After that time only three types of people have remained ardent. The sorts of fans who have kept up as the duo’s output has evolved over nine albums, at least half of which have established Pet Shop Boys as one of the most imaginative, intelligent and enjoyable pop outfits ever.


They’re the sort of fans who have come to the group and its troupe time and again for theatrical, thought-provoking entertainment of a sort only Madonna does as well—disco as supreme art. They come, too, because they know such fascinating performances are rare; their two Wiltern dates were PSB’s first in L.A. in four years.


These uber-fans are, from most populous to least:



  • Gay men, because boys love Boys.



  • Dance-music or electronics enthusiasts, which is a fancy of way of saying “disco fans.”



  • Critics, who, feeling enamored but often alone among their rock- and rap-loving colleagues, tend to look upon Pet Shop Boys as a prized possession. I’m as passionate and obsessive about their music and artistry, for example, as I am about Steely Dan’s—an entirely different thing, I realize, but the levels of complexity and clever urbanity and incisive intellectualism within the grooves are just as deep.


  • So it could simply be that I don’t much hang `round with a crowd that listens to this stuff any more than I hang with Dan fans. I should revise my opening statement, however. I have known two people who love Pet Shop Boys as much as I do.


    One I almost married. The other was a charming gay acquaintance I came to know when I married someone else. The former eventually came to wonder if I were gay. The second and I once had a conversation that went like this:


    He: “You love Pet Shop Boys.”


    Me: “Like you wouldn’t believe.”


    He, after a quizzical pause: “And you’re not gay.”


    Me: “Not really, no.”


    All I remember after that was a lot of silence. Then a lot of laughter.

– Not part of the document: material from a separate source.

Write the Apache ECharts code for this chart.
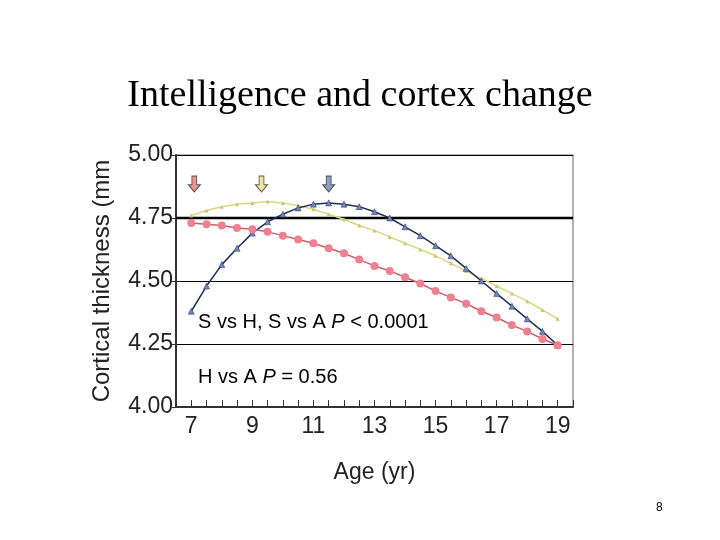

    But let’s fast-forward to this past Wednesday. Stephanie (she falls into the second category of fans) and I find ourselves among a sea of cheering fans—and the great thing is you really can’t tell who is who among us.


    Well, OK, some of us are clearly making it known who we are. Some of us are cross-dressing; others are computer nerds who just left their room for the first time in a month.


    And we all seem to know every song, even those from the unloved, politically PO’d new album “Fundamental,” which vividly illustrates Tennant’s global disillusionment in songs like “I’m With Stupid” and “The Sodom and Gomorrah Show.”


    We delight in hearing the chilly despondency of “Rent” (“I love you/You pay my rent”) as much as we thrill to the ebullience of “Opportunities” (there’s a No. 2 for you still taking my test) and their wistful yet celebratory remake of “Go West.”


    And we picked up on the conceit of the show—“Art” in the first half, “Pop” after intermission, the best possible representation of the new (over here) retrospective “PopArt.” (Note to Goldenvoice: It’d be fantastic in the big tent at Coachella next year.)


    But, beyond telling you that, we don’t much feel like sharing the experience. At this point only we seem to care—why keep trying to let you in on the secret?


    You didn’t figure out the answer, did you?


    OK, I’ll assume you got “Opportunities,” or maybe “It’s a Sin.” I doubt you got “Domino Dancing”—or the brilliant “Suburbia.” And you probably forgot their cover of “Always on My Mind,” right?


    Like I’ve been saying, Pet Shop Boys are slightly more regarded than a one-hit wonder here. People just don’t know what they’re missing sometimes.